We're told that 2/3 of the roads from A to B are at least 5 miles long, and 1/4 of the roads from B to C are at least 5 miles long. We're asked to randomly pick a road from A to B and then randomly pick a road from B to C and determine the probability that AT LEAST ONE of the roads you pick is at least 5 miles long. This question can be approached in a number of different ways. In most cases, when a question asks for the probability of 'at least one' outcome occurring, the fastest approach is to determine that the outcome does NOT occur at all - and then subtract that probability from the number 1 (as swerve has shown). The answers to this question are sufficiently 'spread out' that you don't actually have to do any math to get the solution - a little logic is all that's required.

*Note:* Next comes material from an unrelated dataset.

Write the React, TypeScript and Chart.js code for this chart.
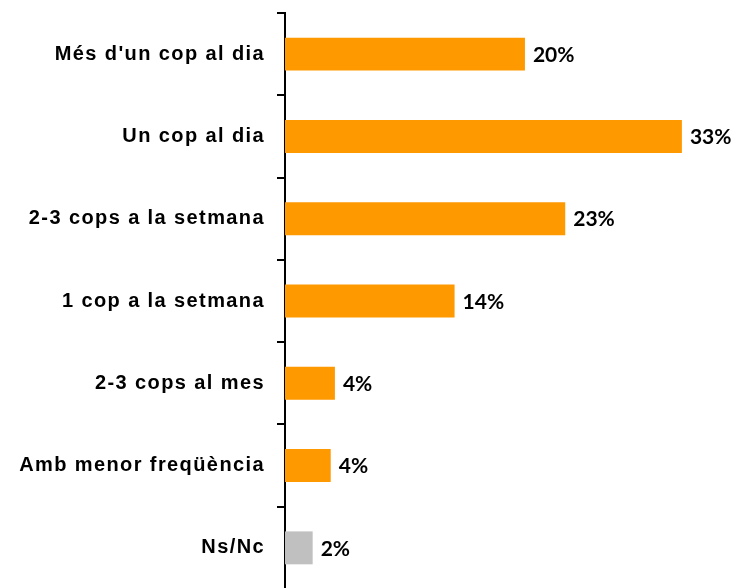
import React, { useEffect, useRef } from "react";
import { Chart, registerables } from "chart.js";

Chart.register(...registerables);

const categories = [
  "Més d'un cop al dia",
  "Un cop al dia",
  "2-3 cops a la setmana",
  "1 cop a la setmana",
  "2-3 cops al mes",
  "Amb menor freqüència",
  "Ns/Nc",
];
const values = [19.95, 33.0, 23.3, 14.1, 4.15, 3.8, 2.3];
const barColors = ["#FF9900", "#FF9900", "#FF9900", "#FF9900", "#FF9900", "#FF9900", "#C0C0C0"];

const spacingPlugin = {
  id: "spacing",
  beforeDraw(chart: any) {
    (chart.ctx as any).letterSpacing = "1.4px";
  },
};

const valueLabels = {
  id: "valueLabels",
  afterDatasetsDraw(chart: any) {
    const ctx = chart.ctx;
    const meta = chart.getDatasetMeta(0);
    ctx.save();
    (ctx as any).letterSpacing = "0px";
    ctx.font = "bold 21px Lato";
    ctx.fillStyle = "#000000";
    ctx.textAlign = "left";
    ctx.textBaseline = "middle";
    meta.data.forEach((bar: any, i: number) => {
      ctx.fillText(Math.round(values[i]) + "%", bar.x + 8, bar.y + 1);
    });
    ctx.restore();
  },
};

export default function App() {
  const ref = useRef<HTMLCanvasElement>(null);
  useEffect(() => {
    if (!ref.current) return;
    const chart = new Chart(ref.current, {
      type: "bar",
      data: {
        labels: categories,
        datasets: [
          {
            data: values,
            backgroundColor: barColors,
            barPercentage: 0.4,
            categoryPercentage: 1,
          },
        ],
      },
      options: {
        indexAxis: "y",
        animation: false,
        responsive: false,
        maintainAspectRatio: false,
        layout: { padding: { top: 13, bottom: 1, left: 0, right: 8 } },
        plugins: { legend: { display: false }, tooltip: { enabled: false } },
        scales: {
          x: { display: false, min: 0, max: 37 },
          y: {
            afterFit: (s: any) => {
              s.width = 285;
              s.paddingTop = 0;
              s.paddingBottom = 0;
            },
            border: { display: true, color: "#000000", width: 2 },
            grid: {
              drawOnChartArea: false,
              drawTicks: true,
              tickLength: 8,
              color: "#000000",
              lineWidth: 2,
              offset: true,
            },
            ticks: {
              color: "#000000",
              padding: 12,
              font: { family: "Liberation Sans", size: 20, weight: "bold" },
            },
          },
        },
      },
      plugins: [spacingPlugin, valueLabels],
    });
    return () => chart.destroy();
  }, []);
  return (
    <canvas
      ref={ref}
      width={738}
      height={590}
      style={{ position: "fixed", top: 0, left: 0, width: 738, height: 590 }}
    />
  );
}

To start, since 2/3 of the roads from A to B are at least 5 miles long, the probability of randomly choosing such a road from A to B OR B to C (OR both) MUST be GREATER than 2/3. Eliminate Answers A, B and C.

With the two remaining answers, we have a reasonable answer (re: Answer D: 75% of the time) and an unreasonable one (Answer E: 11/12, which is over 90% of the time). Since the probability from B to C is relatively small (just 1/4 = 25%), there's no way that the overall probability would be so close to 100%. Thus, there's only one answer that makes sense...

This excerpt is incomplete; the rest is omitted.